Aim: Extract each line of the material that follows exactly and omit its pictures.

Data excerpt:

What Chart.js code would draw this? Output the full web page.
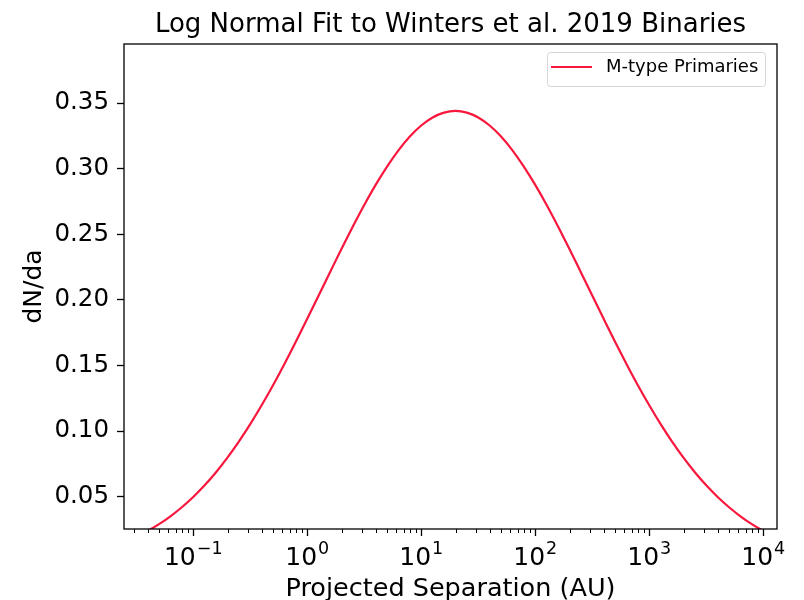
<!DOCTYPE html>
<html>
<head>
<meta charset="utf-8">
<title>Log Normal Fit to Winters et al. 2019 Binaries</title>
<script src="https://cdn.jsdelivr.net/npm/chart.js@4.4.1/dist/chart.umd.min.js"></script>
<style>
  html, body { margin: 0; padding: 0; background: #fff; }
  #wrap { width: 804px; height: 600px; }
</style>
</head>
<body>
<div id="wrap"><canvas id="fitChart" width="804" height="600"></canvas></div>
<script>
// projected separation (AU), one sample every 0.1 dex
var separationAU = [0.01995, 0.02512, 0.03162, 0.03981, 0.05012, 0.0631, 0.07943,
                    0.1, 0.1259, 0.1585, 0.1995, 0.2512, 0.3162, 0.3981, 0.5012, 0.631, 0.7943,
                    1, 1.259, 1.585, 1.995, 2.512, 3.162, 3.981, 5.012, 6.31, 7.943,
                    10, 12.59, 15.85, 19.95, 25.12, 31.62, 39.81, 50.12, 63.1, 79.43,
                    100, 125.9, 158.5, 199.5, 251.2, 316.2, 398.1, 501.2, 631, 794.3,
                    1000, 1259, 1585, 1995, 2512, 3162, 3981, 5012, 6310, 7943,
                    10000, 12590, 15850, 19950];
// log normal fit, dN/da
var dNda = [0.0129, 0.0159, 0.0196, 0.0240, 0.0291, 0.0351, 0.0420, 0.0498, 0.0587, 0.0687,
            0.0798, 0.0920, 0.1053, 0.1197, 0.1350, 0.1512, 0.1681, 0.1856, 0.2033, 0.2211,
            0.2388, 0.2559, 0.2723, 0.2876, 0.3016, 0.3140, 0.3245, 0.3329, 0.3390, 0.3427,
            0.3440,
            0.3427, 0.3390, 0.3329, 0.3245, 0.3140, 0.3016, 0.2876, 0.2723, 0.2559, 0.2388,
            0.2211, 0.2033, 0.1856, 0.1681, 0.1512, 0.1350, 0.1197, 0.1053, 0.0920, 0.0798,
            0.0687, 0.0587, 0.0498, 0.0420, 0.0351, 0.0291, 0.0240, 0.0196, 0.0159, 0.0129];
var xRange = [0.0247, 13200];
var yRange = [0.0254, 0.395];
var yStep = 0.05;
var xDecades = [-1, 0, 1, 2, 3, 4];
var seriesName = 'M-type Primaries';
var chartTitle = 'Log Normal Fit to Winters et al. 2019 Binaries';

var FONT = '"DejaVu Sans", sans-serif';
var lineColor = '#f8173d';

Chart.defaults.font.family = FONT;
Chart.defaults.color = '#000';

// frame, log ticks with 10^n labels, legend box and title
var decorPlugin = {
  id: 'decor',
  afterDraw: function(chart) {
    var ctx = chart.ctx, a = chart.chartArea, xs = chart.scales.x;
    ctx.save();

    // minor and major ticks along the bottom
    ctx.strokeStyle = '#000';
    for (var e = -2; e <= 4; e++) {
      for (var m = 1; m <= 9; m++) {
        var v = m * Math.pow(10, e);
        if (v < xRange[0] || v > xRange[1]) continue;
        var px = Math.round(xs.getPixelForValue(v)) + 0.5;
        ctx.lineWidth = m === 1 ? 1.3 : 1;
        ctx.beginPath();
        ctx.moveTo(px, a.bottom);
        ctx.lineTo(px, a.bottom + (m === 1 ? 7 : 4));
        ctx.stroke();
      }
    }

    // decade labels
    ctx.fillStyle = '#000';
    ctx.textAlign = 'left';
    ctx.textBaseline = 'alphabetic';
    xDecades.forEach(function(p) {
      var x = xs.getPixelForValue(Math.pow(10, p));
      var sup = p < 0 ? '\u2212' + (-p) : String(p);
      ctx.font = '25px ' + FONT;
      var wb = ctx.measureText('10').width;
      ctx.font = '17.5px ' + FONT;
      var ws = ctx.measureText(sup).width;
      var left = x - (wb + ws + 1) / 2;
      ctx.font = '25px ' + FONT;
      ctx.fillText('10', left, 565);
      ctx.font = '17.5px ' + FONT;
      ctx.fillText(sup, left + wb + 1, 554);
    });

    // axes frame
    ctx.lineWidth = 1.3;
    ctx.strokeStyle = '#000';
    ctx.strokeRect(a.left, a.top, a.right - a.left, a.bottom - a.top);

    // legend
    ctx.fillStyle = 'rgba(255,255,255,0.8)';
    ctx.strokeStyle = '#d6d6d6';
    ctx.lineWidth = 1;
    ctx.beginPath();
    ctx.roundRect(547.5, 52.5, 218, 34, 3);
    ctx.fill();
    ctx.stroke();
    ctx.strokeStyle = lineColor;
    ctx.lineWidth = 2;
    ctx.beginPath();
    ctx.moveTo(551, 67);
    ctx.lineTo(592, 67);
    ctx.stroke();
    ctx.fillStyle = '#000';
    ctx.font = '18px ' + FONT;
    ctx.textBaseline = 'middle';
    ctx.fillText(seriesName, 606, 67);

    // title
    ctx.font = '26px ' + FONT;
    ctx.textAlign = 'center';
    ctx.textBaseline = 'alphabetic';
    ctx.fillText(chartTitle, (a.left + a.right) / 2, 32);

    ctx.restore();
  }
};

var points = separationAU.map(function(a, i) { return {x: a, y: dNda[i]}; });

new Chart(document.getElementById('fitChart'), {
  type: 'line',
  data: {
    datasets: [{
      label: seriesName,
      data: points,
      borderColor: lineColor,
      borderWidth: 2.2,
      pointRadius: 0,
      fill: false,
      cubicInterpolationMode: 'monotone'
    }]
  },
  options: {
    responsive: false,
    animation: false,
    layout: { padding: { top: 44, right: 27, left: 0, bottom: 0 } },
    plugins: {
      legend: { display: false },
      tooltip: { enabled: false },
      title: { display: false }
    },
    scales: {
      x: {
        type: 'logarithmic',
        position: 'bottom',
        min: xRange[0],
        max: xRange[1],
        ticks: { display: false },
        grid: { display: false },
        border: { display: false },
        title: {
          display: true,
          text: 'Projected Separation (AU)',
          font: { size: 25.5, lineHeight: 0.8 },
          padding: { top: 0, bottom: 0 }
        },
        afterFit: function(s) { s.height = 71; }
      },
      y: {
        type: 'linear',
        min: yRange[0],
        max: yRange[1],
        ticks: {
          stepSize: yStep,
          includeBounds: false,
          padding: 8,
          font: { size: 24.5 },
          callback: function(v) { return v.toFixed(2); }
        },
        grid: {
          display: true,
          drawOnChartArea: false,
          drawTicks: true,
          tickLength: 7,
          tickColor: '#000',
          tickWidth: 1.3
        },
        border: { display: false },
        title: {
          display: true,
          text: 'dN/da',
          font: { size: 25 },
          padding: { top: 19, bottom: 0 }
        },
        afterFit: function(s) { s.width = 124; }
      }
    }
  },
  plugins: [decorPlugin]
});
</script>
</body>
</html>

Solution for this problem:
What Chart.js code would draw this? Output the full web page.
<!DOCTYPE html>
<html>
<head>
<meta charset="utf-8">
<title>Log Normal Fit to Winters et al. 2019 Binaries</title>
<script src="https://cdn.jsdelivr.net/npm/chart.js@4.4.1/dist/chart.umd.min.js"></script>
<style>
  html, body { margin: 0; padding: 0; background: #fff; }
  #wrap { width: 804px; height: 600px; }
</style>
</head>
<body>
<div id="wrap"><canvas id="fitChart" width="804" height="600"></canvas></div>
<script>
// projected separation (AU), one sample every 0.1 dex
var separationAU = [0.01995, 0.02512, 0.03162, 0.03981, 0.05012, 0.0631, 0.07943,
                    0.1, 0.1259, 0.1585, 0.1995, 0.2512, 0.3162, 0.3981, 0.5012, 0.631, 0.7943,
                    1, 1.259, 1.585, 1.995, 2.512, 3.162, 3.981, 5.012, 6.31, 7.943,
                    10, 12.59, 15.85, 19.95, 25.12, 31.62, 39.81, 50.12, 63.1, 79.43,
                    100, 125.9, 158.5, 199.5, 251.2, 316.2, 398.1, 501.2, 631, 794.3,
                    1000, 1259, 1585, 1995, 2512, 3162, 3981, 5012, 6310, 7943,
                    10000, 12590, 15850, 19950];
// log normal fit, dN/da
var dNda = [0.0129, 0.0159, 0.0196, 0.0240, 0.0291, 0.0351, 0.0420, 0.0498, 0.0587, 0.0687,
            0.0798, 0.0920, 0.1053, 0.1197, 0.1350, 0.1512, 0.1681, 0.1856, 0.2033, 0.2211,
            0.2388, 0.2559, 0.2723, 0.2876, 0.3016, 0.3140, 0.3245, 0.3329, 0.3390, 0.3427,
            0.3440,
            0.3427, 0.3390, 0.3329, 0.3245, 0.3140, 0.3016, 0.2876, 0.2723, 0.2559, 0.2388,
            0.2211, 0.2033, 0.1856, 0.1681, 0.1512, 0.1350, 0.1197, 0.1053, 0.0920, 0.0798,
            0.0687, 0.0587, 0.0498, 0.0420, 0.0351, 0.0291, 0.0240, 0.0196, 0.0159, 0.0129];
var xRange = [0.0247, 13200];
var yRange = [0.0254, 0.395];
var yStep = 0.05;
var xDecades = [-1, 0, 1, 2, 3, 4];
var seriesName = 'M-type Primaries';
var chartTitle = 'Log Normal Fit to Winters et al. 2019 Binaries';

var FONT = '"DejaVu Sans", sans-serif';
var lineColor = '#f8173d';

Chart.defaults.font.family = FONT;
Chart.defaults.color = '#000';

// frame, log ticks with 10^n labels, legend box and title
var decorPlugin = {
  id: 'decor',
  afterDraw: function(chart) {
    var ctx = chart.ctx, a = chart.chartArea, xs = chart.scales.x;
    ctx.save();

    // minor and major ticks along the bottom
    ctx.strokeStyle = '#000';
    for (var e = -2; e <= 4; e++) {
      for (var m = 1; m <= 9; m++) {
        var v = m * Math.pow(10, e);
        if (v < xRange[0] || v > xRange[1]) continue;
        var px = Math.round(xs.getPixelForValue(v)) + 0.5;
        ctx.lineWidth = m === 1 ? 1.3 : 1;
        ctx.beginPath();
        ctx.moveTo(px, a.bottom);
        ctx.lineTo(px, a.bottom + (m === 1 ? 7 : 4));
        ctx.stroke();
      }
    }

    // decade labels
    ctx.fillStyle = '#000';
    ctx.textAlign = 'left';
    ctx.textBaseline = 'alphabetic';
    xDecades.forEach(function(p) {
      var x = xs.getPixelForValue(Math.pow(10, p));
      var sup = p < 0 ? '\u2212' + (-p) : String(p);
      ctx.font = '25px ' + FONT;
      var wb = ctx.measureText('10').width;
      ctx.font = '17.5px ' + FONT;
      var ws = ctx.measureText(sup).width;
      var left = x - (wb + ws + 1) / 2;
      ctx.font = '25px ' + FONT;
      ctx.fillText('10', left, 565);
      ctx.font = '17.5px ' + FONT;
      ctx.fillText(sup, left + wb + 1, 554);
    });

    // axes frame
    ctx.lineWidth = 1.3;
    ctx.strokeStyle = '#000';
    ctx.strokeRect(a.left, a.top, a.right - a.left, a.bottom - a.top);

    // legend
    ctx.fillStyle = 'rgba(255,255,255,0.8)';
    ctx.strokeStyle = '#d6d6d6';
    ctx.lineWidth = 1;
    ctx.beginPath();
    ctx.roundRect(547.5, 52.5, 218, 34, 3);
    ctx.fill();
    ctx.stroke();
    ctx.strokeStyle = lineColor;
    ctx.lineWidth = 2;
    ctx.beginPath();
    ctx.moveTo(551, 67);
    ctx.lineTo(592, 67);
    ctx.stroke();
    ctx.fillStyle = '#000';
    ctx.font = '18px ' + FONT;
    ctx.textBaseline = 'middle';
    ctx.fillText(seriesName, 606, 67);

    // title
    ctx.font = '26px ' + FONT;
    ctx.textAlign = 'center';
    ctx.textBaseline = 'alphabetic';
    ctx.fillText(chartTitle, (a.left + a.right) / 2, 32);

    ctx.restore();
  }
};

var points = separationAU.map(function(a, i) { return {x: a, y: dNda[i]}; });

new Chart(document.getElementById('fitChart'), {
  type: 'line',
  data: {
    datasets: [{
      label: seriesName,
      data: points,
      borderColor: lineColor,
      borderWidth: 2.2,
      pointRadius: 0,
      fill: false,
      cubicInterpolationMode: 'monotone'
    }]
  },
  options: {
    responsive: false,
    animation: false,
    layout: { padding: { top: 44, right: 27, left: 0, bottom: 0 } },
    plugins: {
      legend: { display: false },
      tooltip: { enabled: false },
      title: { display: false }
    },
    scales: {
      x: {
        type: 'logarithmic',
        position: 'bottom',
        min: xRange[0],
        max: xRange[1],
        ticks: { display: false },
        grid: { display: false },
        border: { display: false },
        title: {
          display: true,
          text: 'Projected Separation (AU)',
          font: { size: 25.5, lineHeight: 0.8 },
          padding: { top: 0, bottom: 0 }
        },
        afterFit: function(s) { s.height = 71; }
      },
      y: {
        type: 'linear',
        min: yRange[0],
        max: yRange[1],
        ticks: {
          stepSize: yStep,
          includeBounds: false,
          padding: 8,
          font: { size: 24.5 },
          callback: function(v) { return v.toFixed(2); }
        },
        grid: {
          display: true,
          drawOnChartArea: false,
          drawTicks: true,
          tickLength: 7,
          tickColor: '#000',
          tickWidth: 1.3
        },
        border: { display: false },
        title: {
          display: true,
          text: 'dN/da',
          font: { size: 25 },
          padding: { top: 19, bottom: 0 }
        },
        afterFit: function(s) { s.width = 124; }
      }
    }
  },
  plugins: [decorPlugin]
});
</script>
</body>
</html>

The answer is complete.